- Directed by: Malachi Bogdanov
- Written by: Malachi Bogdanov (adaption)
- Produced by: Rosanna Castangia Carlo Dessi Simon M. Woods
- Starring: Jason Nicoli Chara Jackson Geoffrey Bateman Mike Rogers Jonathan Owen Craig Painting
- Cinematography: Tony Yates
- Edited by: Malachi Bogdanov Nat Higginbottom Simon M. Woods
- Music by: Christopher Ash
- Production company: European Drama Network
- Distributed by: European Drama Network
- Release dates: 20 June 2008 (UK); 7 August 2008 (Italy);
- Running time: 75 minutes
- Countries: United Kingdom Italy
- Languages: English Italian
- Budget: £200,000

= The Mandrake Root =

The Mandrake Root is a 2008 comedy drama film adapted and directed by Malachi Bogdanov as his first feature film. The film was produced by Simon M. Woods as the first film release of European Drama Network.

Based on the play La Mandragola (The Mandrake) written by Niccolò Machiavelli in 1518, the film was nominated for the Best Drama 2008 by the Royal Television Society Awards Midland.

==Production==
The Mandrake Root was shot in 14 days in Sassari, on the Mediterranean island of Sardinia. The movie crew was from both the UK and Italy, with lead cast from the UK.

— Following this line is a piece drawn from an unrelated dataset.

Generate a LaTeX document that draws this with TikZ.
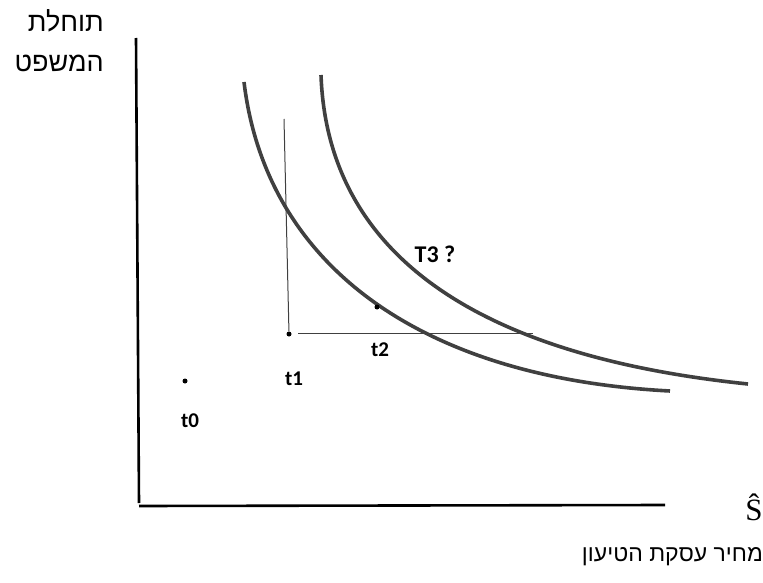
\documentclass[tikz,border=0pt]{standalone}
\usepackage{fontspec}
\setmainfont{Liberation Sans}
\newfontfamily\hebfont[Script=Hebrew]{Liberation Sans}
\newfontfamily\lblfont{Carlito}
\newfontfamily\serfont{Liberation Serif}
\TeXXeTstate=1
\definecolor{curvecol}{HTML}{404040}
\begin{document}
\begin{tikzpicture}[x=1pt,y=-1pt,
  axis/.style={line width=2.6pt,black},
  curve/.style={line width=3.6pt,curvecol},
  guide/.style={line width=1pt,curvecol},
  pt/.style={circle,fill=black,inner sep=0pt,minimum size=5pt},
  lbl/.style={font=\lblfont\bfseries\fontsize{21}{24}\selectfont,inner sep=0pt},
  heb/.style={font=\hebfont\fontsize{27}{30}\selectfont,inner sep=0pt}]
\useasboundingbox (0,0) rectangle (763,583);
% axes
\coordinate (ytop) at (136,38);
\coordinate (ybot) at (139,503);
\coordinate (orig) at (139,506);
\coordinate (xend) at (665,505);
\draw[axis] (ytop) -- (ybot);
\draw[axis] (orig) -- (xend);
% curves
\coordinate (c1s) at (244,82);
\coordinate (c1e) at (670,391);
\coordinate (c2s) at (321,75);
\coordinate (c2e) at (748,384);
\draw[curve] (c1s) .. controls (266,265) and (420,378) .. (c1e);
\draw[curve] (c2s) .. controls (326,215) and (420,350) .. (c2e);
% points
\node[pt] (p0) at (185,381) {};
\node[pt] (p1) at (289,334) {};
\node[pt] (p2) at (377,307) {};
\coordinate (vtop) at (284,119);
\coordinate (hstart) at (298,333);
\coordinate (hend) at (533,333);
\draw[guide] (vtop) -- (p1);
\draw[guide] (hstart) -- (hend);
% labels
\node[lbl] (l0) at (190,421) {t0};
\node[lbl] (l1) at (294,379) {t1};
\node[lbl] (l2) at (380,350) {t2};
\node[lbl,font=\lblfont\bfseries\fontsize{24}{28}\selectfont] (l3) at (435,254) {T3 ?};
% hebrew
\node[heb,anchor=east] (h1) at (104,21) {\beginR תוחלת\endR};
\node[heb,anchor=east] (h2) at (104,63) {\beginR המשפט\endR};
\node[heb,anchor=east,font=\hebfont\fontsize{23}{26}\selectfont] (h3) at (763,557) {\beginR מחיר עסקת הטיעון\endR};
\node[font=\serfont\fontsize{31}{34}\selectfont,inner sep=0pt,anchor=base] (s) at (754,520) {Ŝ};
\end{tikzpicture}
\end{document}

While the original play La Mandragola was set in Florence, Italy in 1504, the film relocates the story to Sassari in Sardinia, Italy, in a similar period. The action takes place over a period of 24 hours. The comedy’s main theme is the use of deceit and the interplay among the characters who think they are shrewder than the next. The opening prologue was written by Machiavelli and is read at the start of the film, just as it is in the play. The script is largely faithful to the original play.

==Plot==
Callimaco (Jason Nicoli) is taken by the beauty of Lucrezia (Chara Jackson), but she is the loyal wife of Nicia (Geoffrey Bateman), a rich and foolish lawyer. Callimaco hires the service of a shady 'fixer' named Ligurio (Mike Rogers) to aid in his quest to sleep with her. Ligurio informs Callimaco that Nicia and Lucrezia are anxious to have a child. With the fixer's help, Callimaco masquerades as a doctor and convinces Nicia that the best way for Lucrezia to conceive a child is by her taking a potion made from the Mandrake Root. He lies and warns Nicia that the first man to sleep with Lucrezia after she has taken the potion will die within eight days. Together they devise a plan to kidnap a stranger to sleep with Lucrezia and draw out the poison. Callimaco then disguises himself and arranges to be the one who is kidnapped. Lucrezia is an honorable woman and does not at first agree to meet with the stranger. Nicia gets both Lucrezia's mother, a woman of ill repute, and her confessor Brother Timoteo (Jonathan Owen), a priest of low morals, to aid in convincing Lucrezia of the necessity of the plan. After finally sleeping with Lucrezia, Callimaco confesses everything. Lucrezia gives thought to the duplicity of her husband, her mother, and her confessor, and decides that she now wants Callimaco as a lover forever. Callimaco gets what he had desired and everyone else continues to believe that each had outwitted the others.

==Cast and Crew==
- Jason Nicoli as Callimaco
- Chara Jackson as Lucrezia
- Geoffrey Bateman as Nicia
- Mike Rogers as Ligurio
- Jonathan Owen as Brother Timoteo
- Emanuela Di Biase as The Lady
- Andrea Foddai as Road Sweeper
- Mario Olivieri as Road Sweeper
- Craig Painting as Siro
- Den Woods as Sostrata
- Neil Hillman - Sound Designer

==Release==
The film had its United Kingdom theatrical debut in June 2008, and its European/Italian theatrical debut in August 2008, at the Sardinia Film Festival and was made available on DVD and video on demand
internationally online in Europe from European Drama Network and in North America from Reframe .

==Reception==
While noting that it was getting an outdoor premiere prior to its home cinema release, Birmingham What's On wrote that "the first feature by award-winning stage director Malachi Bogdanov... ...makes the most of a low budget", "The cast have a nice line in sly humour and keep the pace brisk with some nice comic timing...", and "it is playful fun that, at 75 minutes, does the job without overstaying its welcome".